4 Answers2025-08-22 03:07:29
My tablet and I have a love-hate relationship when it comes to marking up PDFs—some apps make it feel like scribbling in a margin, others treat annotations like secret cookies you can only access from one device. On the practical side, the big names like Adobe Acrobat Reader (Windows/macOS/iOS/Android) and Foxit Reader support highlights, comments, stamps, and freehand drawing. macOS users also get Preview for quick notes and highlights, while 'PDF Expert' is my go-to on iPad when I want smooth Apple Pencil input and reliable syncing.
If collaboration matters, web and cloud tools are lifesavers. Google Drive will let you comment on a PDF preview, and Dropbox's web preview supports comments too; for real-time collaborative markup I turn to Kami or 'Hypothesis' (for web annotations) and Xodo's web/mobile combo is excellent for simultaneous edits. There are also lightweight web editors like Smallpdf, Sejda, and PDFescape if you only need to annotate without installing anything.
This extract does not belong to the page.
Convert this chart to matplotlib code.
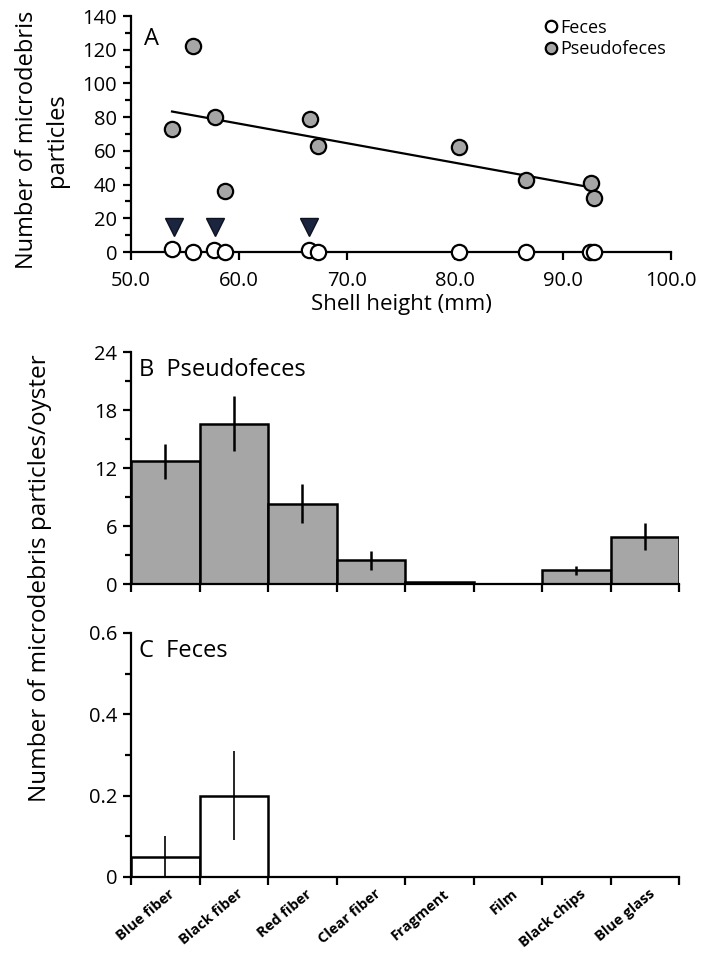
import matplotlib
matplotlib.use("Agg")
import matplotlib.pyplot as plt
import numpy as np
from matplotlib.ticker import MultipleLocator, FixedLocator

plt.rcParams['font.family'] = ['Open Sans', 'DejaVu Sans']

# ---- Panel A data ----
pseudo_x = [53.8, 55.7, 57.8, 58.7, 66.6, 67.3, 80.4, 86.6, 92.6, 92.9]
pseudo_y = [73, 122, 80, 36, 79, 63, 62, 43, 41, 32]
feces_x = [53.8, 55.7, 57.7, 58.7, 66.5, 67.3, 80.4, 86.6, 92.5, 92.9]
feces_y = [2, 0, 1, 0, 1, 0, 0, 0, 0, 0]
tri_x = [54.0, 57.8, 66.5]
tri_y = [15, 15, 15]

# ---- Panel B/C data ----
categories = ["Blue fiber", "Black fiber", "Red fiber", "Clear fiber",
              "Fragment", "Film", "Black chips", "Blue glass"]
pseudo_mean = [12.7, 16.6, 8.3, 2.45, 0.24, 0.05, 1.4, 4.9]
pseudo_err = [1.8, 2.85, 2.0, 0.95, 0, 0, 0.5, 1.4]
feces_mean = [0.05, 0.20, 0, 0, 0, 0, 0, 0]
feces_err = [0.05, 0.11, 0, 0, 0, 0, 0, 0]

GRAY = '#a6a6a6'
FS = 14.5
W, H = 714, 956
fig = plt.figure(figsize=(W / 100, H / 100), dpi=100)

def ax_rect(l, r, top, bot):
    return [l / W, 1 - bot / H, (r - l) / W, (bot - top) / H]

def style(ax):
    for s in ['top', 'right']:
        ax.spines[s].set_visible(False)
    for s in ['left', 'bottom']:
        ax.spines[s].set_linewidth(1.6)
    ax.tick_params(which='major', direction='out', length=6, width=1.6, labelsize=FS, pad=4)
    ax.tick_params(which='minor', direction='out', length=4.5, width=1.6)

# ---- Panel A ----
axA = fig.add_axes(ax_rect(131, 671, 16, 252))
style(axA)
axA.set_xlim(50, 100)
axA.set_ylim(0, 140)
axA.xaxis.set_major_locator(MultipleLocator(10))
axA.yaxis.set_major_locator(MultipleLocator(20))
axA.yaxis.set_minor_locator(MultipleLocator(10))
axA.set_xticklabels([f"{v:.1f}" for v in axA.get_xticks()])
axA.tick_params(axis='x', pad=8)
coef = np.polyfit(pseudo_x, pseudo_y, 1)
lx = np.array([min(pseudo_x), max(pseudo_x)])
axA.plot(lx, np.polyval(coef, lx), color='black', lw=1.6, zorder=2)
axA.plot(pseudo_x, pseudo_y, 'o', ms=11, mfc=GRAY, mec='black', mew=1.6,
         clip_on=False, zorder=3, label='Pseudofeces')
axA.plot(feces_x, feces_y, 'o', ms=11, mfc='white', mec='black', mew=1.6,
         clip_on=False, zorder=3, label='Feces')
axA.plot(tri_x, tri_y, 'v', ms=12.5, mfc='#1b2540', mec='#0d1220', mew=1, zorder=3)
h, l = axA.get_legend_handles_labels()
leg = axA.legend([h[1], h[0]], [l[1], l[0]], loc='upper right', frameon=False,
                 fontsize=13, handletextpad=0.0, handlelength=1.0,
                 borderaxespad=0.2, labelspacing=0.2, markerscale=0.75,
                 bbox_to_anchor=(1.01, 1.035))
axA.text(0.025, 0.955, 'A', transform=axA.transAxes, fontsize=17, va='top', ha='left')
axA.set_xlabel('Shell height (mm)', fontsize=16, labelpad=2)
fig.text(42 / W, 1 - 140 / H, 'Number of microdebris\nparticles', rotation=90,
         ha='center', va='center', fontsize=17, linespacing=1.35,
         multialignment='center')

# ---- Panel B / C ----
xpos = np.arange(len(categories)) + 0.5

def bar_panel(ax, vals, errs, color, ymax, major, minor, elw, title, fmt):
    style(ax)
    ax.bar(xpos, vals, width=1.0, color=color, edgecolor='black', linewidth=1.8, zorder=2)
    ax.errorbar(xpos, vals, yerr=errs, fmt='none', ecolor='black', elinewidth=elw,
                capsize=0, zorder=3)
    ax.set_xlim(0, len(categories))
    ax.set_ylim(0, ymax)
    ax.yaxis.set_major_locator(MultipleLocator(major))
    ax.yaxis.set_minor_locator(MultipleLocator(minor))
    ax.yaxis.set_major_formatter(fmt)
    ax.xaxis.set_major_locator(FixedLocator(np.arange(len(categories) + 1)))
    ax.set_xticklabels([])
    ax.text(0.015, 0.975, title, transform=ax.transAxes, fontsize=17, va='top', ha='left')

axB = fig.add_axes(ax_rect(131, 679, 352, 584))
bar_panel(axB, pseudo_mean, pseudo_err, GRAY, 24, 6, 3, 1.8, 'B  Pseudofeces',
          lambda v, p: f"{v:g}")
axC = fig.add_axes(ax_rect(131, 679, 633, 877))
bar_panel(axC, feces_mean, feces_err, 'white', 0.6, 0.2, 0.1, 1.2, 'C  Feces',
          lambda v, p: "0" if abs(v) < 1e-9 else f"{v:.1f}")
for x, lab in zip(xpos, categories):
    axC.text(x + 0.05, -0.04, lab, transform=axC.get_xaxis_transform(),
             rotation=40, ha='right', va='top', rotation_mode='anchor',
             fontsize=10.5, fontweight='bold')

fig.text(40 / W, 1 - 578 / H, 'Number of microdebris particles/oyster',
         rotation=90, ha='center', va='center', fontsize=17.5)

fig.savefig('out.png', dpi=100)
Don't forget platform-specific classics: OneNote and Evernote can host PDFs and let you scribble on printouts, Notability and GoodReader lean heavy on the handwritten side, and on Linux I use Okular or Evince for basic annotation. A practical tip from my late-night study sessions: always test how annotations are saved—some apps embed them in the PDF, others keep app-specific sidecars—because you don't want your carefully highlighted citations to vanish when opened in another reader.